II. LES RÉSULTATS DE LA CONSULTATION DES ÉLUS LOCAUX : DE GRANDES INQUIÉTUDES ET LA PERSPECTIVE D'UN EFFONDREMENT DES INVESTISSEMENTS
A. LA BAISSE DES DOTATIONS : UNE PERSPECTIVE ANXIOGÈNE MAIS DIFFICILE À ÉVALUER
1. Une mobilisation reflétant l'intérêt des élus locaux
Le président de la Délégation sénatoriale aux collectivités territoriales et à la décentralisation et vos trois rapporteurs ont écrit à tous les maires, président d'EPCI à fiscalité propre 9 ( * ) , de conseils départementaux et régionaux. Dans ce courrier en date du 4 mai 2014, il leur a été demandé de bien vouloir répondre à un questionnaire mis en ligne par le Sénat, afin que l'Institut français d'opinion publique (Ifop) puisse réaliser une analyse statistique rigoureuse permettant de comprendre comment les collectivités territoriales s'adaptent ou vont s'adapter au nouveau contexte financier.
Plus de 5000 élus se sont connectés pour répondre au questionnaire en ligne. Toutefois un bon nombre d'entre eux étaient trop incomplets pour être exploités de façon rigoureuse dans le cadre de l'étude confiée à l'Ifop.
L'étude est donc basée sur 3057 questionnaires validés lors de la consultation en ligne ouverte du 5 mai au 1 er juin 2015 . Ceci représente environ 765 réponses par semaine , soit 2,5 fois plus que la moyenne hebdomadaire des réponses recueillies dans le cadre du questionnaire relatif à la simplification des normes (4 200 réponses en 12 semaines).
Cette mobilisation des élus locaux en un délai aussi court montre que le sujet des finances locales et de la baisse des dotations aux collectivités territoriales est un sujet essentiel à leurs yeux . Les réponses se répartissent de la façon suivante :
Collectivité |
Nombre de réponses analysées |
Pourcentage
|
Communes |
2 859 |
7,8 |
EPCI |
132 |
6,1 |
Départements |
54 |
53,5 |
Régions |
12 |
44,4 |
La répartition géographique des répondants est assez équilibrée sur l'ensemble du territoire, comme l'illustre la carte de France ci-après :
Dès les premières questions, les élus ont clairement exprimé leur scepticisme quant à la nécessité et à l'efficacité de la baisse des dotations pour diminuer les déficits publics.

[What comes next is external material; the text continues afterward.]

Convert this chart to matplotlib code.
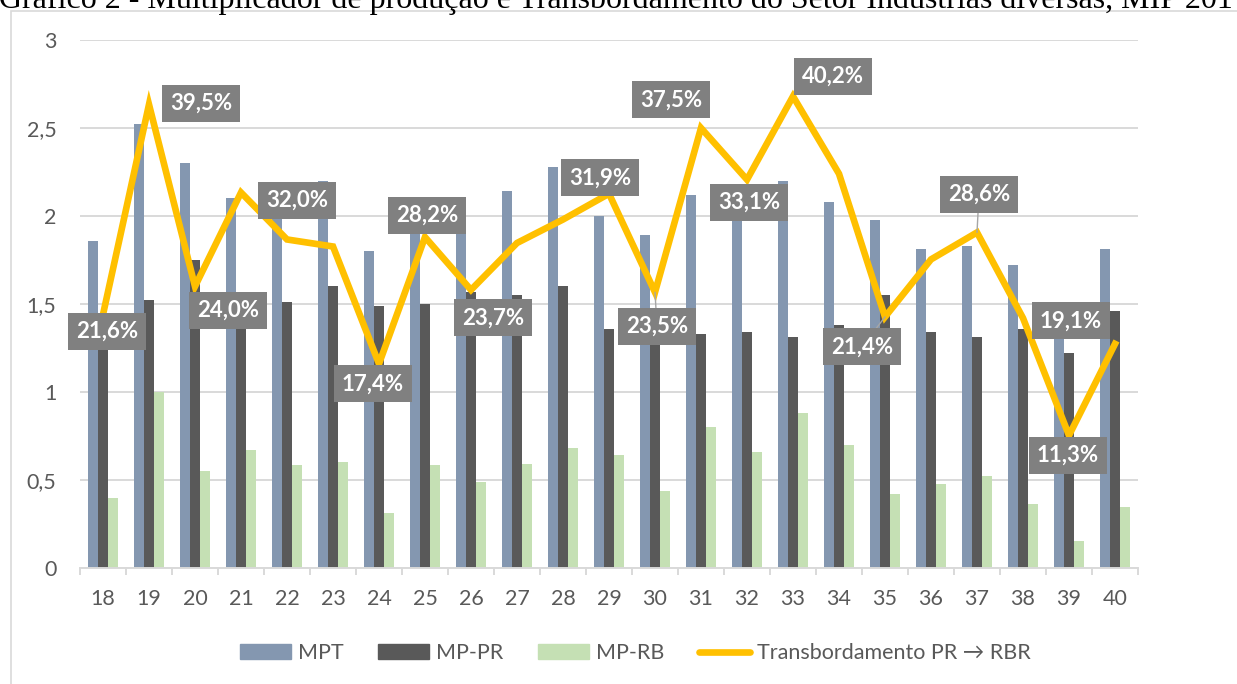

65 % des collectivités craignent des difficultés financières pour 2017 (voir présentation Ifop, page 38). Hormis les régions qui se disent inquiètes à hauteur de 50 %, toutes les autres collectivités expriment une telle anxiété à hauteur de 65 %. Parmi les plus inquiètes, on distingue les collectivités en zone de montagne, celles au sein desquelles il existe des zones urbaines sensibles ou des zones franches urbaines.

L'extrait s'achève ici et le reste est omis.